This example shows a workflow that uses HDL Coder™ to deploy a Simulink® subsystem to a Speedgoat FPGA I/O board that resides in the target computer. A Simulink® Real-Time™ application runs on the target computer and communicates with the FPGA over the PCI bus.
In this case, the FPGA algorithm maps Simulink Real-Time generated pulse trains to I/O channels on the FPGA. Over the PCI bus, the FPGA receives pulses generated on the target computer. It then writes the signals to eight output channels. The FPGA reads eight input channels and sends them over the PCI bus to the target computer for graphical display. You accomplish loopback by wiring inputs to outputs (output channel 0 to input channel 0, output channel 1 to input channel 1, and so on).
This example uses the Speedgoat IO331. You can use any FPGA I/O module supported by Simulink Real-Time and HDL Coder that meets the speed, size, and pinout requirements of the model.
The default FPGA clock rate is 75 MHz. The Simulink Real-Time simulation is set to 1 kHz.
For the IO331 board, HDL Workflow Advisor requires the Xilinx® ISE toolset. To install this toolset, in the Command Window, type:
hdlsetuptoolpath('ToolName', 'Xilinx ISE', 'ToolPath', toolpath)
toolpath is the full path to the synthesis tool executable.
For the toolset requirements of other boards, see Supported Third-Party Tools and Hardware (HDL Coder).
Click here to open the FPGA model:
This model contains the algorithm (green subsystem) that will eventually run on the FPGA. It also contains some test blocks to verify, in simulation, the algorithm is working as expected before synthesizing the FPGA bitstream. Note that this model is an "FPGA domain" model, meaning the simulation sample rate is representative of the clock rate of the FPGA (75 MHz). Hence, 1 second of simulation requires 75e6 iterations of the model.

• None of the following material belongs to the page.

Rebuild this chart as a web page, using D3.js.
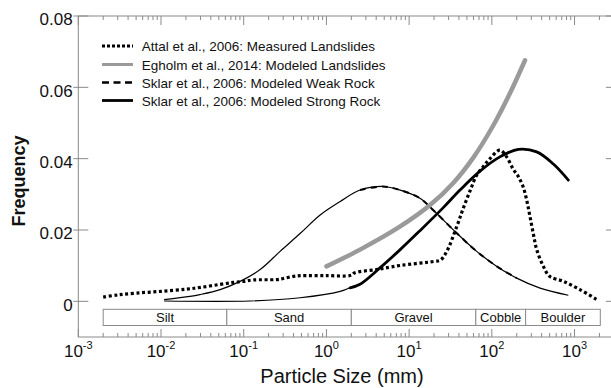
<!DOCTYPE html>
<html>
<head>
<meta charset="utf-8">
<script src="https://cdn.jsdelivr.net/npm/d3@7"></script>
<style>
  body { margin: 0; background: #fff; }
  svg { display: block; font-family: Arial, "Liberation Sans", sans-serif; }
</style>
</head>
<body>
<svg id="chart" width="611" height="388"></svg>
<script>
// ---- data (particle size in mm, frequency) ----
const attalMeasured = [
  [0.002, 0.0012], [0.003, 0.0018], [0.005, 0.0023], [0.01, 0.0028], [0.02, 0.0034],
  [0.03, 0.0039], [0.05, 0.0047], [0.075, 0.0053], [0.1, 0.0056], [0.13, 0.006],
  [0.25, 0.0061], [0.3, 0.0064], [0.4, 0.007], [0.5, 0.0072], [1, 0.0072], [2, 0.0073],
  [2.2, 0.008], [4, 0.0089], [5, 0.0093], [8, 0.0101], [20, 0.0112], [24, 0.0116],
  [28.5, 0.014], [37.7, 0.021], [45, 0.026], [55, 0.0312], [66, 0.0355], [79, 0.0378],
  [95, 0.040], [125, 0.0424], [151, 0.0405], [182, 0.037], [209, 0.035], [240, 0.032],
  [266, 0.028], [288, 0.024], [317, 0.019], [349, 0.0145], [420, 0.0098], [500, 0.007],
  [733, 0.0056], [1160, 0.0033], [1860, 0.0005]
];
const egholmModeled = [
  [1, 0.0098], [2.55, 0.0145], [7.8, 0.021], [17.9, 0.027], [34.2, 0.0332],
  [59.7, 0.0403], [104, 0.0493], [166, 0.0584], [252, 0.0676]
];
const sklarWeak = [
  [0.0109, 0.0005], [0.0224, 0.0014], [0.0295, 0.0019], [0.0519, 0.0033], [0.0904, 0.0056],
  [0.158, 0.0089], [0.275, 0.014], [0.48, 0.019], [0.84, 0.0242], [1.47, 0.028],
  [2.55, 0.0312], [4.8, 0.0322], [7.8, 0.0312], [13.5, 0.0289], [19.5, 0.0256],
  [37.7, 0.0191], [65.6, 0.014], [115, 0.0098], [200, 0.0065], [383, 0.0037], [841, 0.0017]
];
const sklarStrong = [
  [0.0109, 0.0001], [0.119, 0.0001], [0.48, 0.001], [1.47, 0.0028], [1.93, 0.0038],
  [2.55, 0.0048], [4.4, 0.0093], [7.8, 0.0145], [13.5, 0.0198], [25.7, 0.0262],
  [41.2, 0.0312], [72, 0.0365], [125, 0.0405], [209, 0.0426], [349, 0.0419],
  [555, 0.0385], [841, 0.034]
];
const grainClasses = ["Silt", "Sand", "Gravel", "Cobble", "Boulder"];
const grainBounds = [0.002, 0.0625, 2, 64, 256, 2048];
const yTicks = [0, 0.02, 0.04, 0.06, 0.08];
const yTickLabels = ["0", "0.02", "0.04", "0.06", "0.08"];
const xDecades = [-3, -2, -1, 0, 1, 2, 3];
const legendLabels = [
  "Attal et al., 2006: Measured Landslides",
  "Egholm et al., 2014: Modeled Landslides",
  "Sklar et al., 2006: Modeled Weak Rock",
  "Sklar et al., 2006: Modeled Strong Rock"
];

// ---- layout ----
const svg = d3.select("#chart");
const L = 78.3, R = 615.9, T = 16, B = 337;
const x = d3.scaleLog().domain([1e-3, Math.pow(10, 3.5)]).range([L, R]);
const y = d3.scaleLinear().domain([-0.01, 0.08]).range([B, T]);
const axisColor = "#8a8a8a";
const textColor = "#111";

// minor ticks
const minor = [];
for (let d = -3; d <= 3; d++) for (let m = 2; m <= 9; m++) {
  const v = m * Math.pow(10, d);
  if (v <= Math.pow(10, 3.5)) minor.push(v);
}
const majors = xDecades.map(d => Math.pow(10, d));

const g = svg.append("g");
// spines
g.append("rect").attr("x", L).attr("y", T).attr("width", R - L).attr("height", B - T)
  .attr("fill", "none").attr("stroke", axisColor).attr("stroke-width", 1);

// x ticks bottom/top
const tickG = g.append("g").attr("stroke", axisColor).attr("stroke-width", 1);
minor.forEach(v => {
  tickG.append("line").attr("x1", x(v)).attr("x2", x(v)).attr("y1", B).attr("y2", B - 4);
  tickG.append("line").attr("x1", x(v)).attr("x2", x(v)).attr("y1", T).attr("y2", T + 4);
});
majors.forEach(v => {
  tickG.append("line").attr("x1", x(v)).attr("x2", x(v)).attr("y1", B).attr("y2", B - 8);
  tickG.append("line").attr("x1", x(v)).attr("x2", x(v)).attr("y1", T).attr("y2", T + 9);
});
// y ticks left/right
yTicks.forEach(v => {
  tickG.append("line").attr("x1", L - 5).attr("x2", L + 10).attr("y1", y(v)).attr("y2", y(v));
  tickG.append("line").attr("x1", R - 10).attr("x2", R + 5).attr("y1", y(v)).attr("y2", y(v));
});

// y tick labels
yTicks.forEach((v, i) => {
  g.append("text").attr("x", 72.7).attr("y", y(v)).attr("dy", "0.55em")
    .attr("text-anchor", "end").attr("font-size", 17).attr("fill", textColor)
    .text(yTickLabels[i]);
});
// x tick labels
xDecades.forEach(d => {
  const t = g.append("text").attr("x", x(Math.pow(10, d))).attr("y", 357)
    .attr("text-anchor", "middle").attr("font-size", 17).attr("fill", textColor);
  t.append("tspan").text("10");
  t.append("tspan").attr("font-size", 11).attr("dy", -8).text(String(d));
});

// axis titles
g.append("text").attr("x", 342).attr("y", 383).attr("text-anchor", "middle")
  .attr("font-size", 20).attr("fill", textColor).text("Particle Size (mm)");
g.append("text").attr("transform", "translate(25,181) rotate(-90)").attr("text-anchor", "middle")
  .attr("font-size", 18).attr("font-weight", "bold").attr("fill", textColor).text("Frequency");

// grain class boxes
const boxTop = 309.3, boxBot = 325.5;
grainClasses.forEach((c, i) => {
  const x0 = x(grainBounds[i]), x1 = x(grainBounds[i + 1]);
  g.append("rect").attr("x", x0).attr("y", boxTop).attr("width", x1 - x0).attr("height", boxBot - boxTop)
    .attr("fill", "#fff").attr("stroke", axisColor).attr("stroke-width", 1);
  g.append("text").attr("x", (x0 + x1) / 2).attr("y", 322).attr("text-anchor", "middle")
    .attr("font-size", 13).attr("fill", textColor).text(c);
});

// curves
const line = d3.line().x(d => x(d[0])).y(d => y(d[1])).curve(d3.curveCatmullRom.alpha(0.5));
const cg = g.append("g").attr("fill", "none").attr("stroke-linejoin", "round");
// Sklar weak rock thin base + dashed overlay over modeled range
cg.append("path").attr("d", line(sklarWeak)).attr("stroke", "#000").attr("stroke-width", 1.2);
cg.append("path").attr("d", line(sklarWeak.filter(d => d[0] >= 2 && d[0] <= 260)))
  .attr("stroke", "#000").attr("stroke-width", 2).attr("stroke-dasharray", "6,5");
// Sklar strong rock thin base + thick over modeled range
cg.append("path").attr("d", line(sklarStrong)).attr("stroke", "#000").attr("stroke-width", 1.2);
cg.append("path").attr("d", line(sklarStrong.filter(d => d[0] >= 1.9)))
  .attr("stroke", "#000").attr("stroke-width", 2.8).attr("stroke-linecap", "round");
// Egholm
cg.append("path").attr("d", line(egholmModeled)).attr("stroke", "#9a9a9a").attr("stroke-width", 4.5)
  .attr("stroke-linecap", "round");
// Attal measured
cg.append("path").attr("d", line(attalMeasured)).attr("stroke", "#000").attr("stroke-width", 3.2)
  .attr("stroke-dasharray", "3,2.6");

// legend
const legY = [46, 64.5, 82.5, 100.5];
const legStyles = [
  { stroke: "#000", w: 3, dash: "3,2" },
  { stroke: "#9a9a9a", w: 3, dash: null },
  { stroke: "#000", w: 2.6, dash: "7,4.5" },
  { stroke: "#000", w: 2.8, dash: null }
];
legendLabels.forEach((lab, i) => {
  const s = legStyles[i];
  const ln = g.append("line").attr("x1", 102).attr("x2", 133).attr("y1", legY[i]).attr("y2", legY[i])
    .attr("stroke", s.stroke).attr("stroke-width", s.w);
  if (s.dash) ln.attr("stroke-dasharray", s.dash);
  g.append("text").attr("x", 141.7).attr("y", legY[i] + 5).attr("font-size", 13.5)
    .attr("fill", textColor).text(lab);
});
</script>
</body>
</html>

Once the algorithm is complete, use the HDL Workflow Advisor to:
Select the FPGA I/O board
Map the subsystem inports and outports
Synthesize the FPGA bitstream
Generate the Simulink Real-Time interface subsystem
To invoke the HDL Workflow Advisor, right-click on the "loopback" subsystem and select HDL Code > HDL Workflow Advisor.
Select Simulink Real-Time by choosing Simulink Real-Time FPGA I/O for Target workflow. Set the target platform to the Speedgoat IO331 and check that HDL Workflow advisor sets the synthesis tool to the Xilinx® ISE Design Suite. This setting configures the board characteristics and synthesis tool used in subsequent tasks.
When done, click Run This Task and continue with Task 1.2.
Use the Target Platform Interface Table to specify and map the inports and outports. For this example,
hwIn C0-7 are signals read from the LVCMOS I/O channels 0-7 (input channels)
hwOut C0-7 are signals written to the LVCMOS I/O channels 8-15 (output channels)
pciRead C0-7 are signals read from the target computer over the PCI bus (input channels)
pciWrite C0-7 are signals written to the target computer over the PCI bus (output channels)
When done, click Run This Task and continue with Task 5.2.
Right-click Task 5.2 and click Run to Selected Task. The HDL Workflow Advisor will run the tasks, synthesize the FPGA bitstream, and generate a new model which contains a Simulink Real-Time interface subsystem.
When the tasks complete, a newly generated model containing the Simulink Real-Time interface subsystem appears. On the surface, this subsystem looks like the FPGA subsystem. However, inside, the Simulink algorithm has been removed and replaced with blocks that the real-time application will use to communicate with the FPGA during simulation execution.
Create or open a Simulink Real-Time model that will run on the target computer while the bitstream algorithm runs on the FPGA.
Click here to open the Simulink Real-Time model:
From the generated model, copy the Simulink Real-Time interface subsystem and paste it in the Simulink Real-Time model. Connect inports and outports. Double-click the interface subsystem and set mask parameters as required.
Click here to open the Simulink Real-Time model with the interface subsystem included:
Build the model. When the build is complete, the Simulink Real-Time application is downloaded to the target computer and the bitstream is downloaded to the FPGA.
Run the application. The eight pulse train signals sent and received through the FPGA and the LVCMOS I/O channels are displayed on the target scope.